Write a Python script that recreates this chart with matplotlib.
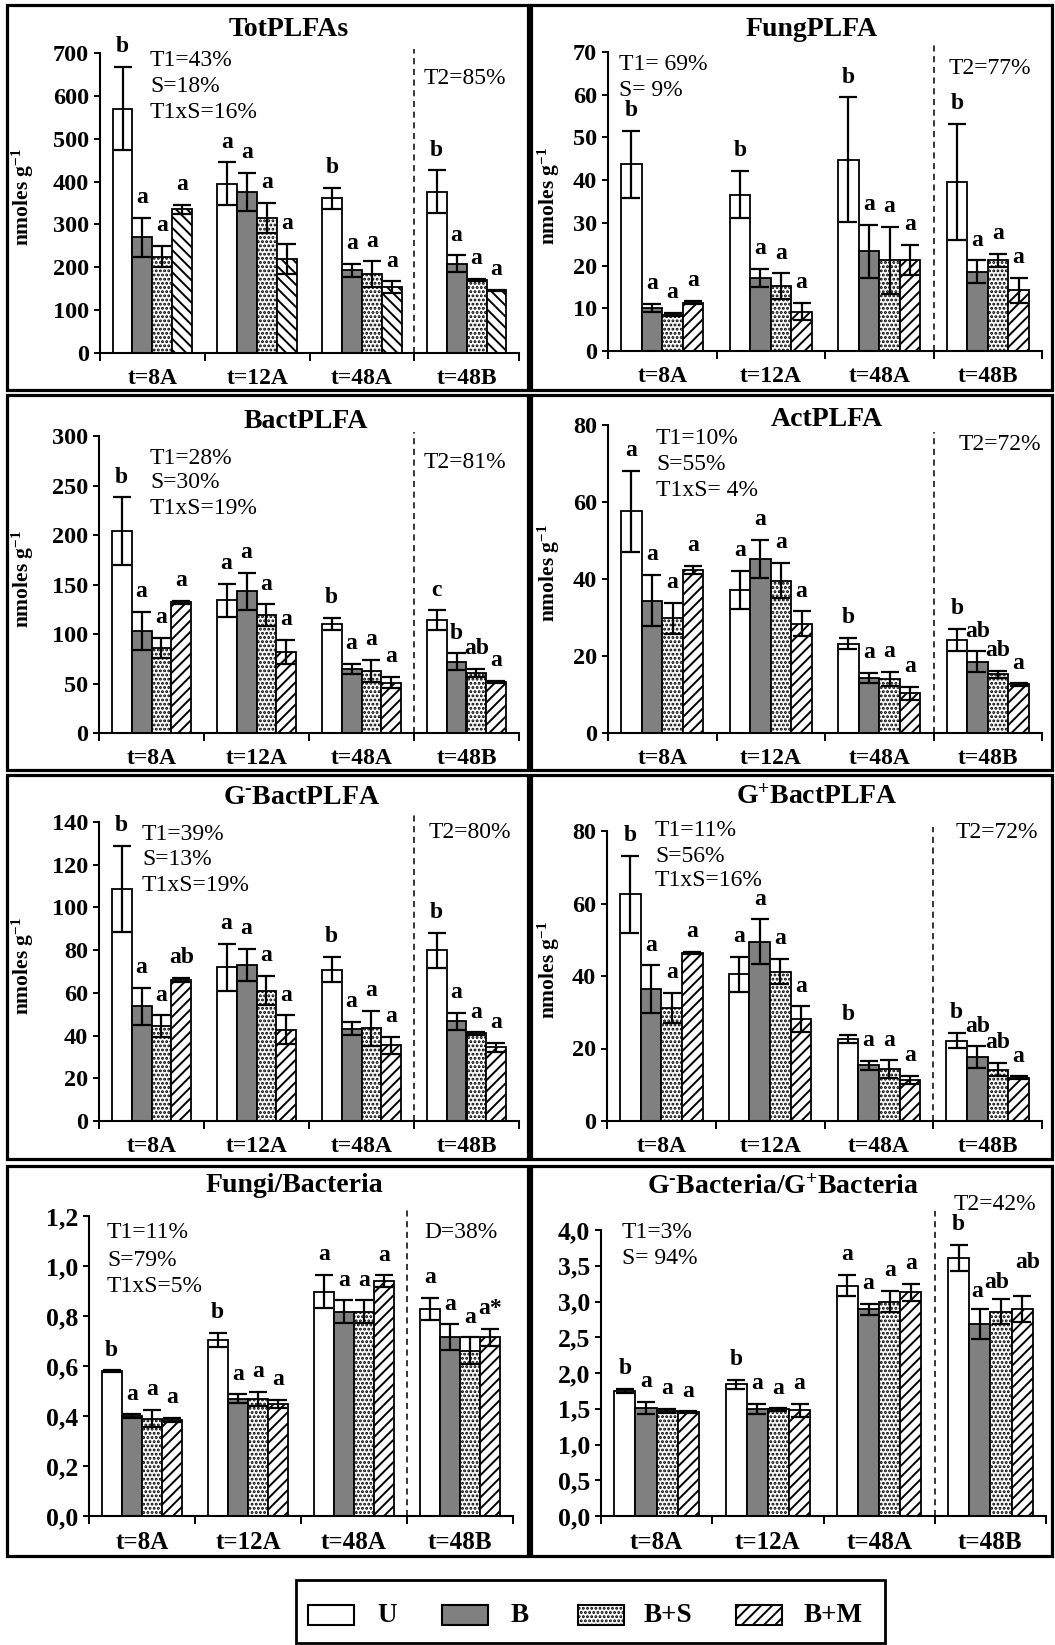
import matplotlib
matplotlib.use('Agg')
import matplotlib.pyplot as plt
from matplotlib.patches import Rectangle
import numpy as np

# ---------------- data ----------------
groups = ['t=8A', 't=12A', 't=48A', 't=48B']
treatments = ['U', 'B', 'B+S', 'B+M']

tot_mean = [[570, 270, 225, 335], [395, 376, 316, 219], [361, 193, 184, 153], [376, 208, 170, 146]]
tot_err = [[97, 45, 25, 10], [50, 45, 35, 35], [24, 15, 30, 14], [50, 20, 3, 2]]
tot_let = [['b', 'a', 'a', 'a'], ['a', 'a', 'a', 'a'], ['b', 'a', 'a', 'a'], ['b', 'a', 'a', 'a']]

fung_mean = [[43.7, 10.1, 8.5, 11.3], [36.6, 17.2, 15.2, 9.2], [44.8, 23.4, 21.2, 21.3], [39.6, 18.6, 21.2, 14.2]]
fung_err = [[7.8, 1.0, 0.4, 0.4], [5.5, 2.1, 3.0, 2.0], [14.6, 6.2, 7.8, 3.6], [13.5, 2.6, 1.5, 2.9]]
fung_let = [['b', 'a', 'a', 'a'], ['b', 'a', 'a', 'a'], ['b', 'a', 'a', 'a'], ['b', 'a', 'a', 'a']]

bact_mean = [[204, 103, 86, 132], [134, 143, 119, 82], [110, 65, 63, 51], [114, 72, 61, 52]]
bact_err = [[34, 19, 10, 1.5], [17, 19, 11, 12], [6, 5, 11, 5.5], [10, 8.5, 4, 1]]
bact_let = [['b', 'a', 'a', 'a'], ['a', 'a', 'a', 'a'], ['b', 'a', 'a', 'a'], ['c', 'b', 'ab', 'a']]

act_mean = [[57.6, 34.4, 29.8, 42.4], [37.2, 45.2, 39.6, 28.4], [23.2, 14.4, 14.0, 10.3], [24.2, 18.5, 15.2, 12.6]]
act_err = [[10.5, 6.6, 4.0, 1.0], [5.0, 5.0, 4.5, 3.2], [1.5, 1.3, 1.8, 1.6], [2.8, 2.7, 1.0, 0.3]]
act_let = [['a', 'a', 'a', 'a'], ['a', 'a', 'a', 'a'], ['b', 'a', 'a', 'a'], ['b', 'ab', 'ab', 'a']]

gneg_mean = [[108.7, 53.8, 44.3, 66.1], [72, 73.1, 61, 42.7], [70.9, 43.3, 43.5, 35.5], [79.9, 46.7, 41, 34.5]]
gneg_err = [[20, 8.7, 5.2, 0.8], [11, 7.6, 6.8, 6.8], [6, 3.2, 8.2, 4], [8.2, 4, 0.5, 2.2]]
gneg_let = [['b', 'a', 'a', 'ab'], ['a', 'a', 'a', 'a'], ['b', 'a', 'a', 'a'], ['b', 'a', 'a', 'a']]

gpos_mean = [[62.6, 36.4, 31.2, 46.3], [40.5, 49.4, 41.2, 28.1], [22.6, 15.4, 14.3, 11.4], [22.2, 17.6, 14.2, 12.0]]
gpos_err = [[10.6, 6.5, 4.2, 0.3], [4.8, 6.2, 3.5, 3.5], [1.2, 1.2, 2.4, 1.1], [2.1, 3.0, 1.8, 0.3]]
gpos_let = [['b', 'a', 'a', 'a'], ['a', 'a', 'a', 'a'], ['b', 'a', 'a', 'a'], ['b', 'ab', 'ab', 'a']]

fb_mean = [[0.58, 0.40, 0.39, 0.385], [0.705, 0.47, 0.468, 0.448], [0.898, 0.818, 0.818, 0.94], [0.828, 0.715, 0.662, 0.716]]
fb_err = [[0.003, 0.007, 0.035, 0.007], [0.027, 0.017, 0.028, 0.016], [0.067, 0.045, 0.045, 0.023], [0.044, 0.052, 0.053, 0.034]]
fb_let = [['b', 'a', 'a', 'a'], ['b', 'a', 'a', 'a'], ['a', 'a', 'a', 'a'], ['a', 'a', 'a', 'a*']]

gg_mean = [[1.75, 1.51, 1.47, 1.45], [1.84, 1.50, 1.49, 1.48], [3.22, 2.89, 3.0, 3.13], [3.61, 2.68, 2.86, 2.89]]
gg_err = [[0.03, 0.09, 0.03, 0.015], [0.06, 0.07, 0.015, 0.09], [0.15, 0.08, 0.15, 0.12], [0.18, 0.21, 0.18, 0.18]]
gg_let = [['b', 'a', 'a', 'a'], ['b', 'a', 'a', 'a'], ['a', 'a', 'a', 'a'], ['b', 'a', 'ab', 'ab']]

titles = ['TotPLFAs', 'FungPLFA', 'BactPLFA', 'ActPLFA',
          r'G$^{\text{-}}$BactPLFA', r'G$^{+}$BactPLFA', 'Fungi/Bacteria',
          r'G$^{\text{-}}$Bacteria/G$^{+}$Bacteria']
y_ticks = [np.arange(0, 701, 100), np.arange(0, 71, 10), np.arange(0, 301, 50),
           np.arange(0, 81, 20), np.arange(0, 141, 20), np.arange(0, 81, 20),
           np.arange(0, 1.21, 0.2), np.arange(0, 4.01, 0.5)]
stats = [['T1=43%', 'S=18%', 'T1xS=16%'], ['T1= 69%', 'S= 9%'],
         ['T1=28%', 'S=30%', 'T1xS=19%'], ['T1=10%', 'S=55%', 'T1xS= 4%'],
         ['T1=39%', 'S=13%', 'T1xS=19%'], ['T1=11%', 'S=56%', 'T1xS=16%'],
         ['T1=11%', 'S=79%', 'T1xS=5%'], ['T1=3%', 'S= 94%']]
stat2 = ['T2=85%', 'T2=77%', 'T2=81%', 'T2=72%', 'T2=80%', 'T2=72%', 'D=38%', 'T2=42%']

means = [tot_mean, fung_mean, bact_mean, act_mean, gneg_mean, gpos_mean, fb_mean, gg_mean]
errs = [tot_err, fung_err, bact_err, act_err, gneg_err, gpos_err, fb_err, gg_err]
lets = [tot_let, fung_let, bact_let, act_let, gneg_let, gpos_let, fb_let, gg_let]

# ---------------- style ----------------
plt.rcParams['font.family'] = ['Liberation Serif', 'DejaVu Serif']
plt.rcParams['mathtext.fontset'] = 'custom'
plt.rcParams['mathtext.rm'] = 'Liberation Serif:bold'
plt.rcParams['mathtext.bf'] = 'Liberation Serif:bold'
plt.rcParams['mathtext.it'] = 'Liberation Serif:bold'
plt.rcParams['mathtext.default'] = 'bf'
plt.rcParams['hatch.linewidth'] = 1.4

W, H = 1055, 1645
fig = plt.figure(figsize=(W / 100, H / 100), dpi=100)


def fx(px):
    return px / W


def fy(py):
    return 1 - py / H


# layout in pixels: axes (left, right, top, bottom), box (l, r, t, b)
ax_px = [(100, 519, 53, 353), (608, 1042, 52, 351),
         (99, 519, 436, 733), (608, 1042, 425, 733),
         (99, 519, 822, 1121), (607, 1042, 831, 1121),
         (89, 513, 1216, 1516), (601, 1046, 1230, 1516)]
box_px = [(7, 528, 5, 390), (531, 1052, 5, 390),
          (7, 528, 395, 770), (531, 1052, 395, 770),
          (7, 528, 775, 1159), (531, 1052, 775, 1159),
          (7, 528, 1166, 1556), (531, 1052, 1166, 1556)]
title_px = [(289, 30), (812, 29), (306, 422), (827, 419),
            (302, 797), (817, 797), (294, 1185), (783, 1187)]
stat_px = [(150, 61), (619, 64), (150, 458), (656, 439),
           (142, 834), (655, 831), (107, 1233), (622, 1233)]
stat_dy = [25.5, 26, 25, 25.5, 25.5, 25, 27, 25]
stat2_px = [(424, 78), (949, 68), (424, 463), (959, 444),
            (429, 832), (956, 832), (424, 1233), (954, 1204)]
dash_top_px = [49, 44, 432, 432, 812, 827, 1209, 1211]
ylabel_x_px = [36, 562, 36, 562, 36, 562]
# special letter offsets in points: (panel, group, treatment) -> (dx, dy)
letter_offsets = {(7, 3, 2): (-3, 4), (7, 3, 3): (4, 17), (7, 3, 1): (-2, 5)}

face = ['white', '#808080', 'white', 'white']
width = 0.19
offsets = (np.arange(4) - 1.5) * width
x = np.arange(len(groups))

for p in range(8):
    l, r, t, b = ax_px[p]
    ax = fig.add_axes([fx(l), fy(b), (r - l) / W, (b - t) / H])
    bottom_row = p >= 6
    yfs = 18.5 if bottom_row else 17.5
    xfs = 18 if bottom_row else 17
    hatches = [None, None, '....', '\\\\\\' if p == 0 else '///']
    m = np.array(means[p])
    e = np.array(errs[p])
    for j in range(4):
        ax.bar(x + offsets[j], m[:, j], width, yerr=e[:, j], color=face[j],
               edgecolor='black', hatch=hatches[j], linewidth=1.3, zorder=2,
               error_kw=dict(ecolor='black', elinewidth=1.6, capsize=6.5,
                             capthick=1.6, zorder=3))
        for g in range(4):
            off = letter_offsets.get((p, g, j), (0, 7))
            ax.annotate(lets[p][g][j], xy=(x[g] + offsets[j], m[g, j] + e[g, j]),
                        xytext=off, textcoords='offset points', ha='center',
                        va='bottom', fontsize=17, fontweight='bold', zorder=4)
    yt = y_ticks[p]
    ymax = yt[-1]
    ax.set_xlim(-0.5, 3.5)
    ax.set_ylim(0, ymax)
    ax.set_yticks(yt)
    if bottom_row:
        ax.set_yticklabels([f'{v:.1f}'.replace('.', ',') for v in yt])
    else:
        ax.set_yticklabels([f'{int(round(v))}' for v in yt])
    ax.set_xticks([-0.5, 0.5, 1.5, 2.5, 3.5])
    ax.set_xticklabels([])
    ax.set_xticks(x, minor=True)
    ax.set_xticklabels(groups, minor=True)
    ax.tick_params(axis='x', which='major', direction='out', length=6, width=1.4)
    ax.tick_params(axis='x', which='minor', length=0, pad=11, labelsize=xfs)
    ax.tick_params(axis='y', direction='out', length=4, width=1.4, pad=4, labelsize=yfs)
    for lab in ax.get_xticklabels(minor=True) + ax.get_yticklabels():
        lab.set_fontweight('bold')
    for s in ['top', 'right']:
        ax.spines[s].set_visible(False)
    for s in ['left', 'bottom']:
        ax.spines[s].set_linewidth(1.5)
    ax.patch.set_alpha(0)
    # dashed separator
    top_frac = (b - dash_top_px[p]) / (b - t)
    ax.plot([2.5, 2.5], [0, top_frac * ymax], ls=(0, (4, 3)), color='black',
            lw=1.1, clip_on=False, zorder=1)
    if not bottom_row:
        ax.set_ylabel(r'nmoles g$^{\mathbf{-1}}$', fontsize=15.5, fontweight='bold')
        ax.yaxis.set_label_coords((ylabel_x_px[p] - l) / (r - l), 0.52)
    # box
    bl, br, bt, bb = box_px[p]
    fig.add_artist(Rectangle((fx(bl), fy(bb)), (br - bl) / W, (bb - bt) / H,
                             transform=fig.transFigure, fill=False,
                             edgecolor='black', linewidth=2.3))
    # title
    fig.text(fx(title_px[p][0]), fy(title_px[p][1]), titles[p], ha='center',
             va='center', fontsize=20, fontweight='bold')
    # statistics
    sx, sy = stat_px[p]
    for k, line in enumerate(stats[p]):
        fig.text(fx(sx), fy(sy + k * stat_dy[p]), line, ha='left', va='center',
                 fontsize=17)
    fig.text(fx(stat2_px[p][0]), fy(stat2_px[p][1]), stat2[p], ha='left',
             va='center', fontsize=17)

# legend
fig.add_artist(Rectangle((fx(296), fy(1643)), (885 - 296) / W, (1643 - 1580) / H,
                         transform=fig.transFigure, fill=False, edgecolor='black',
                         linewidth=2.0))
leg_patch_x = [308, 442, 578, 736]
leg_text_x = [377, 511, 644, 804]
leg_hatch = [None, None, '....', '///']
for j in range(4):
    fig.add_artist(Rectangle((fx(leg_patch_x[j]), fy(1625)), 46 / W, 20 / H,
                             transform=fig.transFigure, facecolor=face[j],
                             edgecolor='black', hatch=leg_hatch[j], linewidth=1.5))
    fig.text(fx(leg_text_x[j]), fy(1615), treatments[j], ha='left', va='center',
             fontsize=19.5, fontweight='bold')

fig.savefig('out.png', dpi=100)
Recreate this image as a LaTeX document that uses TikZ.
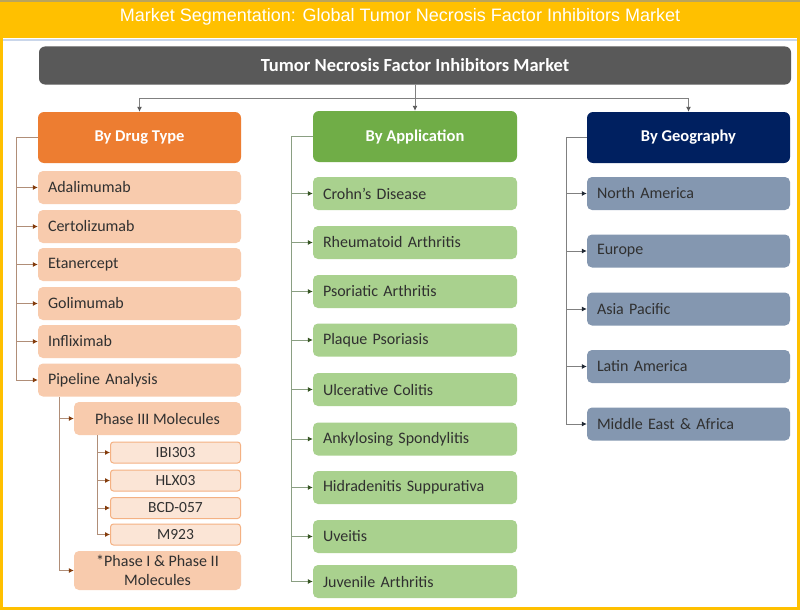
\documentclass[tikz,border=0pt]{standalone}
\usepackage{fontspec}
\setmainfont{Carlito}
\newfontfamily\titlefont{Liberation Sans}
\usetikzlibrary{positioning, arrows.meta}

\definecolor{framegold}{HTML}{FFC000}
\definecolor{frameolive}{HTML}{B9A45C}
\definecolor{rulelight}{HTML}{C9D6EA}
\definecolor{maingrey}{HTML}{595959}
\definecolor{drugdark}{HTML}{ED7D31}
\definecolor{druglight}{HTML}{F8CBAD}
\definecolor{drugpale}{HTML}{FBE5D6}
\definecolor{drugedge}{HTML}{F4B183}
\definecolor{drugwire}{HTML}{B08E78}
\definecolor{drugtip}{HTML}{843C0C}
\definecolor{appdark}{HTML}{70AD47}
\definecolor{applight}{HTML}{A9D18E}
\definecolor{appwire}{HTML}{8A9F82}
\definecolor{apptip}{HTML}{375623}
\definecolor{geodark}{HTML}{002060}
\definecolor{geolight}{HTML}{8497B0}
\definecolor{geowire}{HTML}{808080}
\definecolor{geotip}{HTML}{222A35}
\definecolor{itemtext}{HTML}{303030}

\tikzset{
  headbox/.style={rounded corners=6pt, minimum height=51pt, minimum width=203pt,
    text=white, font=\fontsize{16.5}{19}\selectfont\bfseries},
  listbox/.style={rounded corners=5pt, minimum height=33pt, text width=183pt,
    inner xsep=10pt, align=left, text=itemtext, font=\fontsize{16}{18}\selectfont},
  drugitem/.style={listbox, fill=druglight},
  subitem/.style={rounded corners=5pt, fill=druglight, minimum height=33pt,
    minimum width=167pt, align=center, text=itemtext, font=\fontsize{16}{18.5}\selectfont},
  molitem/.style={rounded corners=3pt, fill=drugpale, draw=drugedge, line width=1pt,
    minimum height=21pt, minimum width=130pt, inner sep=0pt, text=itemtext,
    font=\fontsize{15.5}{18}\selectfont},
  appitem/.style={listbox, fill=applight, text width=184pt},
  geoitem/.style={listbox, fill=geolight},
  topline/.style={draw=geowire, line width=0.9pt, -{Latex[length=5pt, width=5pt, color=maingrey]}},
  drugline/.style={draw=drugwire, line width=0.8pt, -{Latex[length=5pt, width=5pt, color=drugtip]}},
  appline/.style={draw=appwire, line width=0.8pt, -{Latex[length=5pt, width=5pt, color=apptip]}},
  geoline/.style={draw=geowire, line width=0.8pt, -{Latex[length=5pt, width=5pt, color=geotip]}}
}

\begin{document}
\begin{tikzpicture}[x=1pt, y=-1pt]
  \useasboundingbox (0, 0) rectangle (800, 610);

  % frame and title bar
  \fill[framegold] (0, 0) rectangle (800, 610);
  \fill[white] (3, 38) rectangle (797, 607);
  \fill[frameolive] (0, 0) rectangle (800, 2.5);
  \draw[rulelight, line width=1.5pt] (3, 40) -- (797, 40);
  \node (title) at (400, 17) {\titlefont\fontsize{18}{21}\selectfont\color{white}Market Segmentation: Global Tumor Necrosis Factor Inhibitors Market};

  \node[rounded corners=6pt, fill=maingrey, minimum width=752pt, minimum height=38pt,
    text=white, font=\fontsize{18.5}{21}\selectfont\bfseries] (main) at (415, 65.5) {Tumor Necrosis Factor Inhibitors Market};

  \node[headbox, fill=drugdark] (drug) at (139.5, 137.5) {By Drug Type};
  \node[headbox, fill=appdark, minimum width=204pt] (app) at (415, 136.5) {By Application};
  \node[headbox, fill=geodark] (geo) at (688.5, 137.5) {By Geography};

  \draw[topline] (main.south) -- (app.north);
  \draw[topline] (main.south) -- ++(0, 14) -| (drug.north);
  \draw[topline] (main.south) -- ++(0, 14) -| (geo.north);

  % drug type
  \node[drugitem] (ada) at (139.5, 187.5) {Adalimumab};
  \node[drugitem] (cer) at (139.5, 226.5) {Certolizumab};
  \node[drugitem] (eta) at (139.5, 264.5) {Etanercept};
  \node[drugitem] (gol) at (139.5, 303.5) {Golimumab};
  \node[drugitem] (inf) at (139.5, 341.5) {Infliximab};
  \node[drugitem] (pipe) at (139.5, 380) {Pipeline Analysis};
  \node[subitem] (ph3) at (157.5, 418.5) {Phase III Molecules};
  \node[molitem] (ibi) at (175.5, 452.5) {IBI303};
  \node[molitem] (hlx) at (175.5, 480.5) {HLX03};
  \node[molitem] (bcd) at (175.5, 508) {BCD-057};
  \node[molitem] (mnine) at (175.5, 534.5) {M923};
  \node[subitem, minimum height=39pt, inner ysep=1pt] (ph12) at (157.5, 570.5) {*Phase I \& Phase II\\Molecules};

  \coordinate (pipetap) at (59, 397);
  \coordinate (ph3tap) at (97, 435);

  \draw[drugline] (drug.west) -- ++(-21, 0) |- (ada.west);
  \draw[drugline] (drug.west) -- ++(-21, 0) |- (cer.west);
  \draw[drugline] (drug.west) -- ++(-21, 0) |- (eta.west);
  \draw[drugline] (drug.west) -- ++(-21, 0) |- (gol.west);
  \draw[drugline] (drug.west) -- ++(-21, 0) |- (inf.west);
  \draw[drugline] (drug.west) -- ++(-21, 0) |- (pipe.west);
  \draw[drugline] (pipetap) |- (ph3.west);
  \draw[drugline] (pipetap) |- (ph12.west);
  \draw[drugline] (ph3tap) |- (ibi.west);
  \draw[drugline] (ph3tap) |- (hlx.west);
  \draw[drugline] (ph3tap) |- (bcd.west);
  \draw[drugline] (ph3tap) |- (mnine.west);

  % application
  \node[appitem] (crohn) at (415, 193.5) {Crohn’s Disease};
  \node[appitem] (rheum) at (415, 242.5) {Rheumatoid Arthritis};
  \node[appitem] (psor) at (415, 291.5) {Psoriatic Arthritis};
  \node[appitem] (plaque) at (415, 340) {Plaque Psoriasis};
  \node[appitem] (ulcer) at (415, 389.5) {Ulcerative Colitis};
  \node[appitem] (ankyl) at (415, 439) {Ankylosing Spondylitis};
  \node[appitem] (hidra) at (415, 487.5) {Hidradenitis Suppurativa};
  \node[appitem] (uve) at (415, 536.5) {Uveitis};
  \node[appitem] (juv) at (415, 581.5) {Juvenile Arthritis};

  \draw[appline] (app.west) -- ++(-21, 0) |- (crohn.west);
  \draw[appline] (app.west) -- ++(-21, 0) |- (rheum.west);
  \draw[appline] (app.west) -- ++(-21, 0) |- (psor.west);
  \draw[appline] (app.west) -- ++(-21, 0) |- (plaque.west);
  \draw[appline] (app.west) -- ++(-21, 0) |- (ulcer.west);
  \draw[appline] (app.west) -- ++(-21, 0) |- (ankyl.west);
  \draw[appline] (app.west) -- ++(-21, 0) |- (hidra.west);
  \draw[appline] (app.west) -- ++(-21, 0) |- (uve.west);
  \draw[appline] (app.west) -- ++(-21, 0) |- (juv.west);

  % geography
  \node[geoitem] (nam) at (688.5, 193.5) {North America};
  \node[geoitem] (eur) at (688.5, 251) {Europe};
  \node[geoitem] (apac) at (688.5, 309) {Asia Pacific};
  \node[geoitem] (lam) at (688.5, 366.5) {Latin America};
  \node[geoitem] (mea) at (688.5, 424) {Middle East \& Africa};

  \draw[geoline] (geo.west) -- ++(-20, 0) |- (nam.west);
  \draw[geoline] (geo.west) -- ++(-20, 0) |- (eur.west);
  \draw[geoline] (geo.west) -- ++(-20, 0) |- (apac.west);
  \draw[geoline] (geo.west) -- ++(-20, 0) |- (lam.west);
  \draw[geoline] (geo.west) -- ++(-20, 0) |- (mea.west);
\end{tikzpicture}
\end{document}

* EXERCISE INSTRUCTIONS *
Establish how many lines of the records contain the string "matplotlib" and state that number without elaboration.

* RESULT OF THE EXERCISE *
5